La protection fonctionnelle comme cadre de confiance
Pour garantir un cadre juridique stable, le Code général de la fonction publique prévoit le dispositif de protection fonctionnelle. Ce mécanisme permet de défendre un agent poursuivi en justice pour des actes réalisés dans le cadre de sa mission. Il couvre les frais juridiques et assure un accompagnement administratif. Cette protection est essentielle pour maintenir la confiance des pompiers dans le système juridique, tout en les encourageant à respecter scrupuleusement les règles professionnelles.
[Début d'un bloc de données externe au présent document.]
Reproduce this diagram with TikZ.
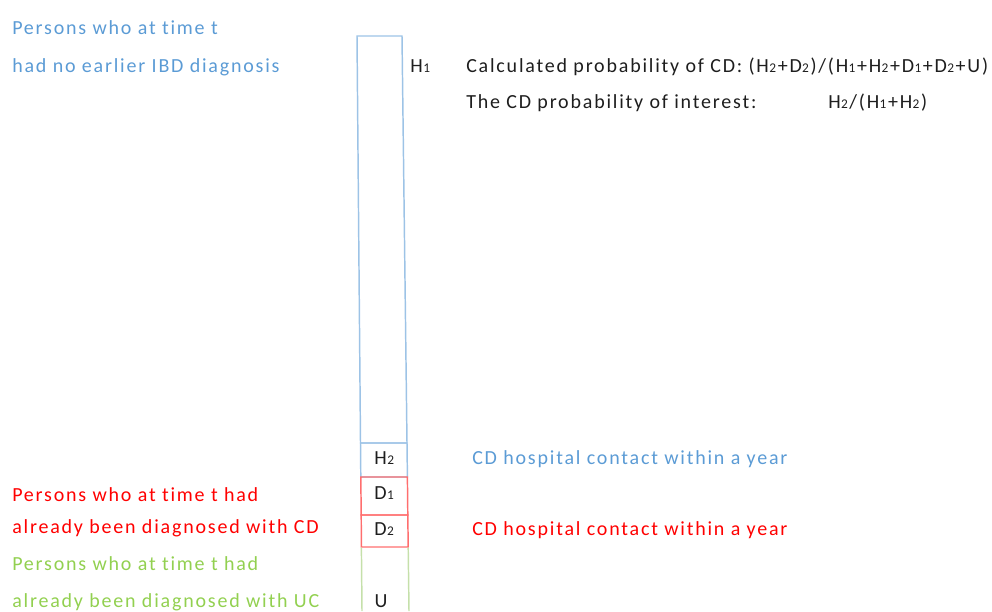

Cette protection ne s’applique que lorsque l’acte reproché est bien lié à la fonction exercée. En cas de comportement fautif personnel, l’administration peut refuser son soutien. C’est pourquoi les services d’incendie organisent régulièrement des formations juridiques, éthiques et techniques pour renforcer la sécurité juridique de leurs agents. Cela permet d’éviter les dérives, de mieux comprendre les limites du droit, et de préserver une intervention efficace dans un cadre réglementaire clair. Voir nos services.
Une responsabilité ajustée à la mission de service public
L’engagement des pompiers repose sur une confiance collective. Pour qu’ils puissent agir rapidement et efficacement, ils doivent savoir qu’un cadre juridique solide les protège, tant qu’ils agissent avec professionnalisme. La responsabilité civile existe, mais elle est encadrée, limitée aux cas de faute avérée, et ne remet pas en cause la mission de secours. Cette architecture juridique témoigne d’une volonté de concilier efficacité opérationnelle et justice.
Reconnaître que la responsabilité civile des pompiers est encadrée mais pas supprimée, c’est affirmer que chaque intervention mérite d’être protégée tout en restant contrôlée. Ce dispositif contribue à renforcer la légitimité de leur action et à garantir la confiance entre les secours et les citoyens.